论文阅读 Wide & Deep Learning for Recommender Systems

Wide & Deep是Google在2016年发表的一篇论文，自此以后，双塔模型成为了推荐系统研究中的常见模型结构。

Memorization & Generalization

论文中对记忆能力（Memorization）和泛化能力（Generalization）作了如下定义：

Memorization can be loosely defined as learning the frequent co-occurrence of items or features and exploiting the correlation available in the historical data.

Generalization, on the other hand, is based on transitivity of correlation and explores new feature combinations that have never or rarely occurred in the past.

Wide & Deep Learning

模型结构

wide & deep

Wide

宽度部分是一个泛化的线性回归：
$$
y = \mathbf{w}^T \mathbf{x} + b
$$

其中，$\mathbf{x} = [x_1,x_2,\cdots,x_d]$是d个特征组成的向量。

特征集合中既包含原始特征，又包含组合特征。
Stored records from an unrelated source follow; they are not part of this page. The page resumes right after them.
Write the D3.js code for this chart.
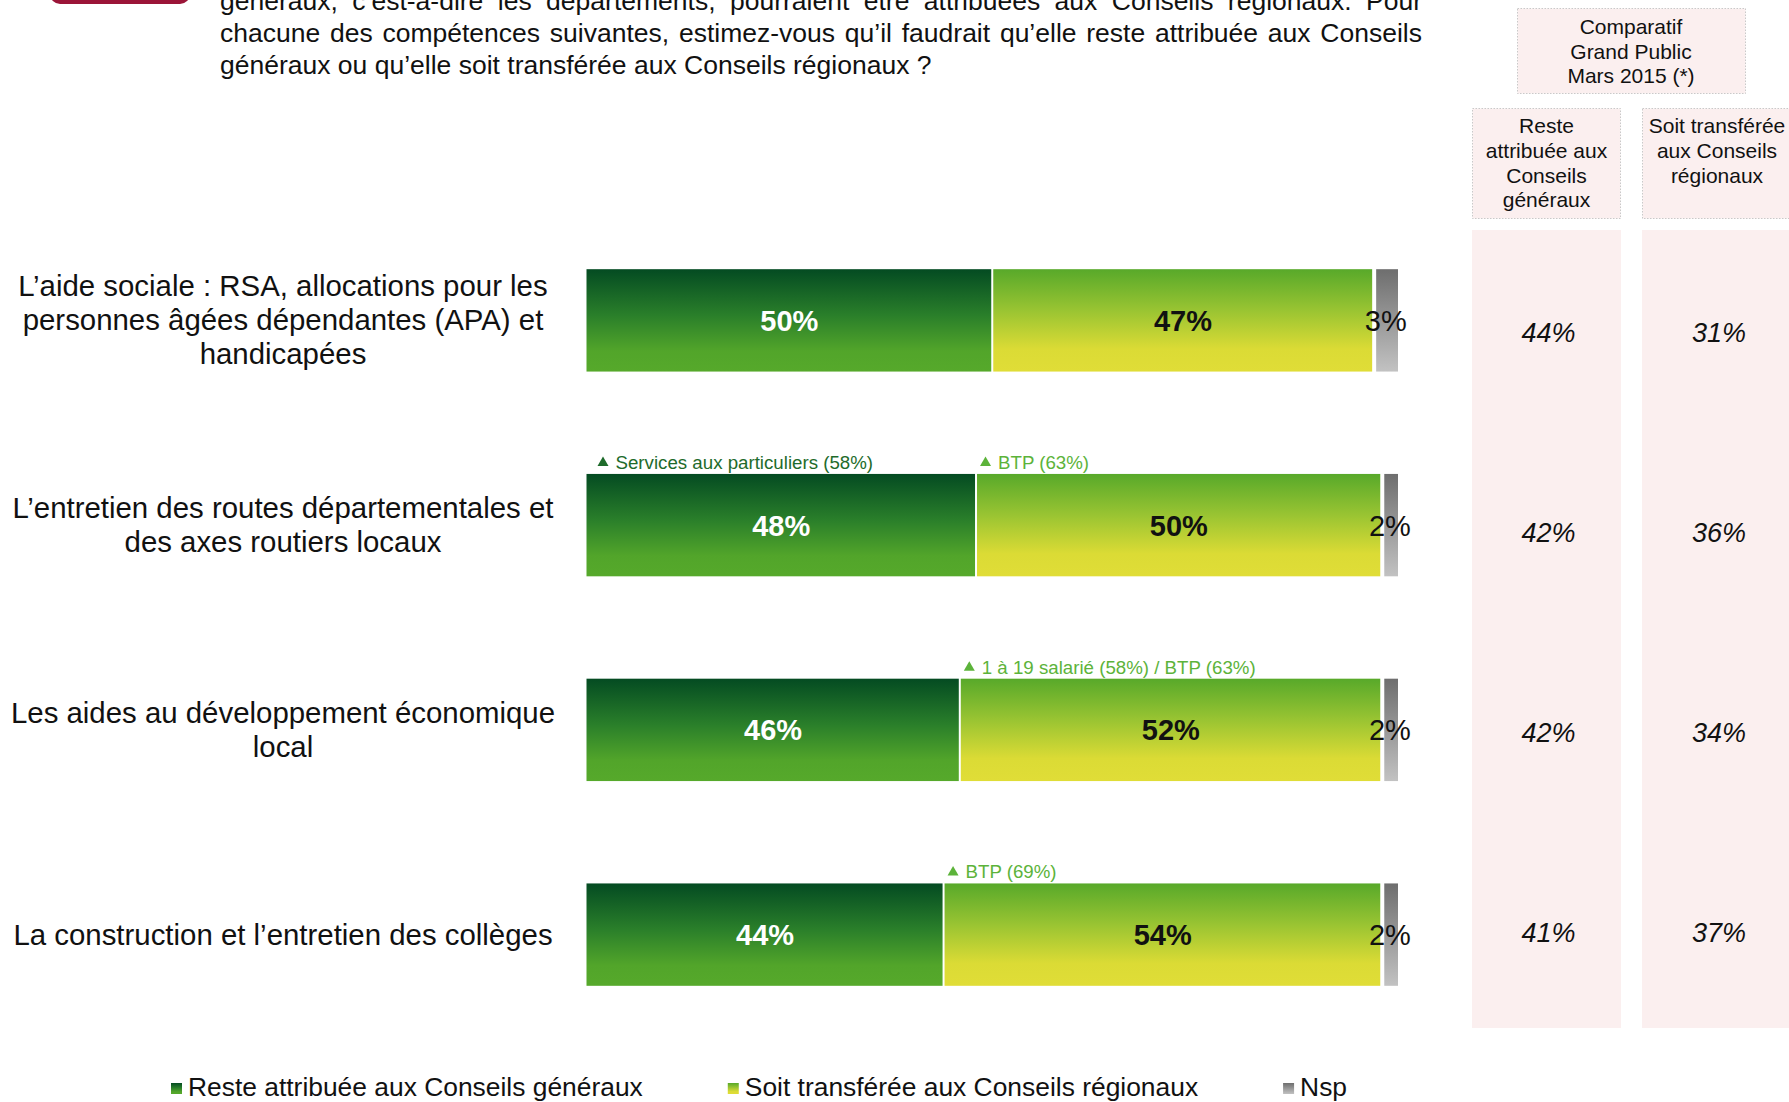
<!DOCTYPE html>
<html>
<head>
<meta charset="utf-8">
<script src="https://cdn.jsdelivr.net/npm/d3@7"></script>
<style>
  body { margin: 0; background: #fff; }
  svg { display: block; }
  text { font-family: "Liberation Sans", Arial, sans-serif; }
</style>
</head>
<body>
<svg id="chart" width="1789" height="1102"></svg>
<script>
// ---- Data ----
const questionLines = [
  "généraux, c’est-à-dire les départements, pourraient être attribuées aux Conseils régionaux. Pour",
  "chacune des compétences suivantes, estimez-vous qu’il faudrait qu’elle reste attribuée aux Conseils",
  "généraux ou qu’elle soit transférée aux Conseils régionaux ?"
];

const categories = [
  ["L’aide sociale : RSA, allocations pour les", "personnes âgées dépendantes (APA) et", "handicapées"],
  ["L’entretien des routes départementales et", "des axes routiers locaux"],
  ["Les aides au développement économique", "local"],
  ["La construction et l’entretien des collèges"]
];

const seriesNames = ["Reste attribuée aux Conseils généraux", "Soit transférée aux Conseils régionaux", "Nsp"];
const resteValues = [50, 48, 46, 44];
const transfereeValues = [47, 50, 52, 54];
const nspValues = [3, 2, 2, 2];

const resteNotes = ["", "Services aux particuliers (58%)", "", ""];
const transfereeNotes = ["", "BTP (63%)", "1 à 19 salarié (58%) / BTP (63%)", "BTP (69%)"];

const compareTitle = ["Comparatif", "Grand Public", "Mars 2015 (*)"];
const compareHeaders = [["Reste", "attribuée aux", "Conseils", "généraux"], ["Soit transférée", "aux Conseils", "régionaux"]];
const compareReste = [44, 42, 42, 41];
const compareTransferee = [31, 36, 34, 37];

// ---- Setup ----
const svg = d3.select("#chart");
const defs = svg.append("defs");

function vGradient(id, stops) {
  const g = defs.append("linearGradient").attr("id", id)
    .attr("x1", 0).attr("y1", 0).attr("x2", 0).attr("y2", 1);
  stops.forEach(([o, c]) => g.append("stop").attr("offset", o).attr("stop-color", c));
}
vGradient("gReste", [[0, "#044b22"], [0.45, "#2a7f2a"], [0.8, "#52a52a"], [1, "#56a92b"]]);
vGradient("gTransf", [[0, "#58a92a"], [0.4, "#99c432"], [0.78, "#dbdb35"], [1, "#e0dd37"]]);
vGradient("gNsp", [[0, "#6e6e6e"], [1, "#c2c2c2"]]);
const fills = ["url(#gReste)", "url(#gTransf)", "url(#gNsp)"];

// Dark-red tab at the top left
svg.append("rect").attr("x", 50).attr("y", -40).attr("width", 140).attr("height", 44)
  .attr("rx", 10).attr("fill", "#9b1538");

// ---- Question text (justified) ----
const qLeft = 220, qWidth = 1202, qSize = 26.5;
questionLines.forEach((line, i) => {
  const t = svg.append("text").attr("x", qLeft).attr("y", 9.5 + i * 32)
    .attr("font-size", qSize).attr("fill", "#111").text(line);
  if (i < questionLines.length - 1) {
    const natural = t.node().getComputedTextLength();
    const spaces = (line.match(/ /g) || []).length;
    t.style("word-spacing", ((qWidth - natural) / spaces) + "px");
  }
});

// ---- Scales ----
const x = d3.scaleLinear().domain([0, 100]).range([586.5, 1398]);
const y = d3.scaleBand().domain(d3.range(categories.length))
  .range([218, 1037]).paddingInner(0.5).paddingOuter(0.25);

const rows = categories.map((c, i) => ({
  i, lines: c,
  values: [resteValues[i], transfereeValues[i], nspValues[i]],
  notes: [resteNotes[i], transfereeNotes[i], ""]
}));

// ---- Category labels ----
const labelX = 283, labelSize = 29.4, labelLead = 34;
rows.forEach(r => {
  const cy = y(r.i) + y.bandwidth() / 2;
  const n = r.lines.length;
  r.lines.forEach((ln, k) => {
    svg.append("text").attr("x", labelX)
      .attr("y", cy + (k - (n - 1) / 2) * labelLead + 10)
      .attr("text-anchor", "middle").attr("font-size", labelSize).attr("fill", "#111")
      .text(ln);
  });
});

// ---- Stacked bars ----
const stacked = rows.map(r => {
  let acc = 0;
  return r.values.map((v, s) => {
    const seg = { row: r.i, s, v, x0: acc, x1: acc + v, note: r.notes[s] };
    acc += v;
    return seg;
  });
});

const barG = svg.append("g");
stacked.forEach(segs => {
  const g = barG.append("g");
  g.selectAll("rect").data(segs).join("rect")
    .attr("x", d => x(d.x0) + (d.s === 0 ? 0 : (d.s === 2 ? 2.5 : 1)))
    .attr("y", d => y(d.row))
    .attr("width", d => x(d.x1) - x(d.x0) - (d.s === 0 ? 1 : 2.5))
    .attr("height", y.bandwidth())
    .attr("fill", d => fills[d.s]);

  g.selectAll("text.val").data(segs).join("text").attr("class", "val")
    .attr("x", d => (x(d.x0) + x(d.x1)) / 2)
    .attr("y", d => y(d.row) + y.bandwidth() / 2 + 10.5)
    .attr("text-anchor", "middle")
    .attr("font-size", 29)
    .attr("font-weight", d => d.s === 2 ? "normal" : "bold")
    .attr("fill", d => d.s === 0 ? "#fff" : "#111")
    .text(d => d.v + "%");

  // Significant sub-group notes above segments
  const noteColors = ["#1e6b2b", "#5cb33a"];
  segs.filter(d => d.note).forEach(d => {
    const nx = x(d.x0) + (d.s === 0 ? 11 : 4), ny = y(d.row) - 5;
    g.append("path")
      .attr("d", `M${nx},${ny - 3} l5.5,-9.5 l5.5,9.5 z`)
      .attr("fill", noteColors[d.s]);
    g.append("text").attr("x", nx + 18).attr("y", ny)
      .attr("font-size", 18.7).attr("fill", noteColors[d.s]).text(d.note);
  });
});

// ---- Comparison panel ----
const pink = "#fbefef";
const col = [{ x: 1472, w: 149 }, { x: 1642, w: 150 }];
// Header "Comparatif"
svg.append("rect").attr("x", 1517.5).attr("y", 8.5).attr("width", 228).attr("height", 85)
  .attr("fill", pink).attr("stroke", "#c9c9c9").attr("stroke-dasharray", "1.5,1.5");
compareTitle.forEach((t, k) => {
  svg.append("text").attr("x", 1631).attr("y", 34 + k * 24.5)
    .attr("text-anchor", "middle").attr("font-size", 21).attr("fill", "#111").text(t);
});
// Sub-headers
compareHeaders.forEach((lines, c) => {
  svg.append("rect").attr("x", col[c].x + 0.5).attr("y", 108.5).attr("width", col[c].w - 1).attr("height", 110)
    .attr("fill", pink).attr("stroke", "#c9c9c9").attr("stroke-dasharray", "1.5,1.5");
  lines.forEach((t, k) => {
    svg.append("text").attr("x", col[c].x + col[c].w / 2).attr("y", 133 + k * 24.8)
      .attr("text-anchor", "middle").attr("font-size", 21).attr("fill", "#111").text(t);
  });
});
// Column backgrounds and values
const yc = d3.scaleBand().domain(d3.range(categories.length)).range([232, 1032]);
[compareReste, compareTransferee].forEach((vals, c) => {
  svg.append("rect").attr("x", col[c].x).attr("y", 230).attr("width", col[c].w).attr("height", 798)
    .attr("fill", pink);
  svg.append("g").selectAll("text").data(vals).join("text")
    .attr("x", col[c].x + col[c].w / 2 + 2)
    .attr("y", (d, i) => yc(i) + yc.bandwidth() / 2 + 9.5)
    .attr("text-anchor", "middle").attr("font-size", 27).attr("font-style", "italic")
    .attr("fill", "#111").text(d => d + "%");
});

// ---- Legend ----
const legend = svg.append("g");
let lx = 171;
seriesNames.forEach((name, s) => {
  legend.append("rect").attr("x", lx).attr("y", 1083).attr("width", 11).attr("height", 11)
    .attr("fill", fills[s]);
  const t = legend.append("text").attr("x", lx + 17).attr("y", 1096)
    .attr("font-size", 26.4).attr("fill", "#111").text(name);
  lx += 17 + t.node().getComputedTextLength() + 85;
});
</script>
</body>
</html>
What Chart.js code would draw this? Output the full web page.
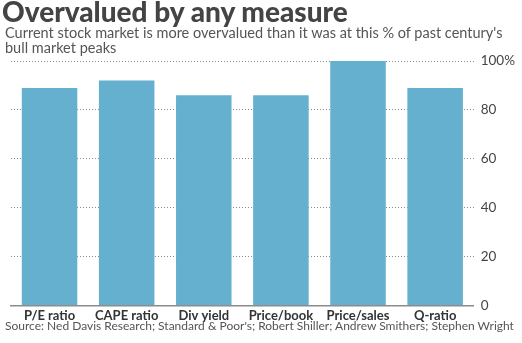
<!DOCTYPE html>
<html>
<head>
<meta charset="utf-8">
<script src="https://cdn.jsdelivr.net/npm/chart.js@4"></script>
<style>
  html, body { margin: 0; padding: 0; background: #fff; }
  #wrap { position: relative; width: 522px; height: 343px; overflow: hidden; font-family: Lato, "Open Sans", sans-serif; }
  #title { position: absolute; left: 2px; top: -6px; font-size: 28px; font-weight: 900; color: #444; white-space: nowrap; }
  #subtitle { position: absolute; left: 5px; top: 25px; width: 515px; font-size: 14.5px; line-height: 15px; color: #555; }
  #source { position: absolute; left: 5px; top: 318px; font-size: 12px; color: #555; white-space: nowrap; }
  #chart { position: absolute; left: 0; top: 0; }
</style>
</head>
<body>
<div id="wrap">
  <canvas id="chart" width="522" height="343"></canvas>
  <div id="title">Overvalued by any measure</div>
  <div id="subtitle">Current stock market is more overvalued than it was at this % of past century's bull market peaks</div>
  <div id="source">Source: Ned Davis Research; Standard &amp; Poor's; Robert Shiller; Andrew Smithers; Stephen Wright</div>
</div>
<script>
const categories = ['P/E ratio', 'CAPE ratio', 'Div yield', 'Price/book', 'Price/sales', 'Q-ratio'];
const percentOfPeak = [89, 92, 86, 86, 100, 89];
const tickValues = [0, 20, 40, 60, 80, 100];

const ctx = document.getElementById('chart').getContext('2d');

new Chart(ctx, {
    type: 'bar',
    data: {
        labels: categories,
        datasets: [{
            data: percentOfPeak,
            backgroundColor: '#65b0cf',
            barPercentage: 0.72,
            categoryPercentage: 1
        }]
    },
    options: {
        responsive: false,
        animation: false,
        layout: {
            padding: { top: 61, left: 11, right: 0, bottom: 16 }
        },
        plugins: {
            legend: { display: false },
            tooltip: { enabled: false }
        },
        scales: {
            x: {
                grid: { display: false, drawTicks: false },
                border: { color: '#8c8c8c', width: 1.5 },
                ticks: {
                    color: '#333',
                    padding: 3,
                    font: { family: 'Lato', size: 13, weight: 'bold' }
                }
            },
            y: {
                position: 'right',
                min: 0,
                max: 100,
                afterBuildTicks: axis => {
                    axis.ticks = tickValues.map(v => ({ value: v }));
                },
                grid: {
                    color: '#8a8a8a',
                    lineWidth: 1,
                    drawTicks: false
                },
                border: { display: false, dash: [1, 2] },
                ticks: {
                    color: '#444',
                    padding: 7,
                    font: { family: 'Lato', size: 13.5 },
                    callback: v => v === 100 ? '100%' : v
                }
            }
        }
    }
});
</script>
</body>
</html>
其中，一种最重要的组合特征是叉积转换（cross-product transformation ）：
$$
\phi_k(\mathbf{x}) = \prod_{i=1}^d x_i^{c_{ki}} \quad c_{ki} \in \{ 0,1 \}
$$

如果第i个特征在第k个组合中，则$c_{ki} = 1$；否则，$c_{ki} = 0$。

Deep

深度部分采用前馈神经网络，对每个隐含层执行如下的计算：
$$
a^{(l + 1)} = f(\mathbf{W}^{(l)} a^{(l)} + b^{(l)})
$$
其中，$l$是层号，$f$是激活函数（通常采用ReLU），$a^{(l)}$、$b^{(l)}$和$W^{(l)}$分别是第$l$层的输入、偏置向量和权重矩阵。

参考文献

论文地址：https://arxiv.org/pdf/1606.07792.pdf